Another standout event in the BBA calendar has also returned this year, the BBA Ball. This was the third year of the Ball and again it has modest roots, starting out as just a gathering for James and his friends. However just like the BBA concept, it has taken on a life of its own and this year over 300 people attended and next year they may well need a bigger venue. James is surprised himself at the popularity of the BBA but he believes people enjoy the competition and the friendly banter around showing. For spectators it is also pretty amusing with lots of witty pig names; Hugh Grunt, Donald Rump, Justin Beboar and Rocky Boarboa are all on show this year. The syndicates also enjoy putting some fun into showing off their pigs – dressing up in costumes or snappy suits with quirky names like The Streaky Strokers or The Pork Pullers. It’s definitely a new twist on an aspect of A&P showing that is normally more traditional and conservative.
It’s not all fun and games for the pigs or the syndicates however, and there is a bit of work in getting the pig to the show and winning top prize. The Pleasant Point Mafia have been working hard to get both Augustus and Hammstein in top condition for the competition. Augustus weighs in at an impressive 208 kilos and is a son of Rammstein, a Hampshire/Large White cross and Hammstein is a pure Large White. Diet is obviously key to the optimum size and the pigs also have to have a social disposition to be able to show. Last year due to popular demand a commercial class was started with the aim of eliminating any breed preference in judging. This class is purely focused on finding the best eating pig based on size and conformation and the meat in all the right places. Methven based butchery and Ruralco Card Supplier Drycreekmeats are sponsoring the class this year, offering $500 to the winning boar, so the stakes are definitely high and there are 37 boars competing to take the prize money as well as the Rammstein Memorial Trophy. Rammstein himself is actually still alive and a very successful breeding boar in Blenheim, he now weighs in at a whopping 350 kgs. This year he is returning back to James’s farm to potentially sire the next prize-winning pig.
In terms of future plans, it can be very different outcomes for the owners versus the pigs.
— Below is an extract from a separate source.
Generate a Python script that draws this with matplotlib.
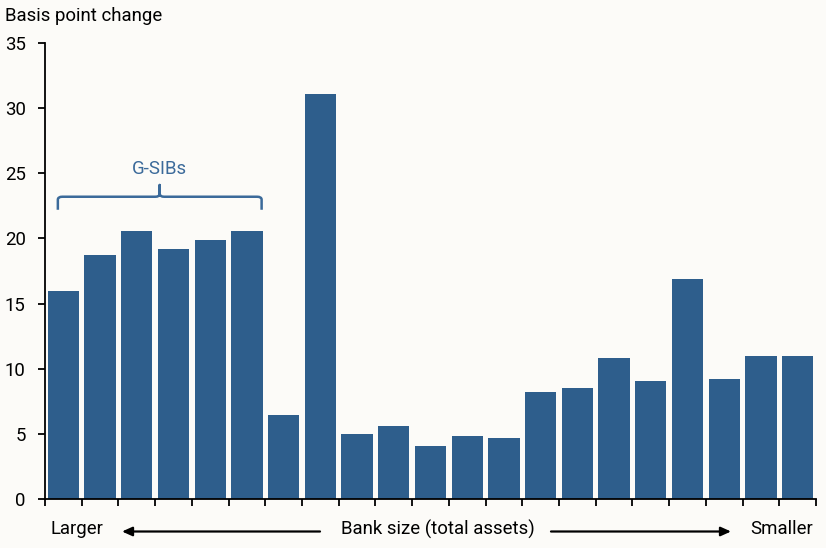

According to James, roughly half of this year’s competitors may well end up on the BBQ during the festive season before the search starts again next year for the next competitor. Due to the BBA success at Canterbury A&P Show, other A&P Shows are now beginning to introduce pig classes which is obviously a testament to the great work of the BBA and the syndicates. “Sure, I might have been the one to start it but it’s all the great people who have come after me and jumped onboard is what has kept the momentum going, we’ve got a good bunch of members and I hope it continues” says James.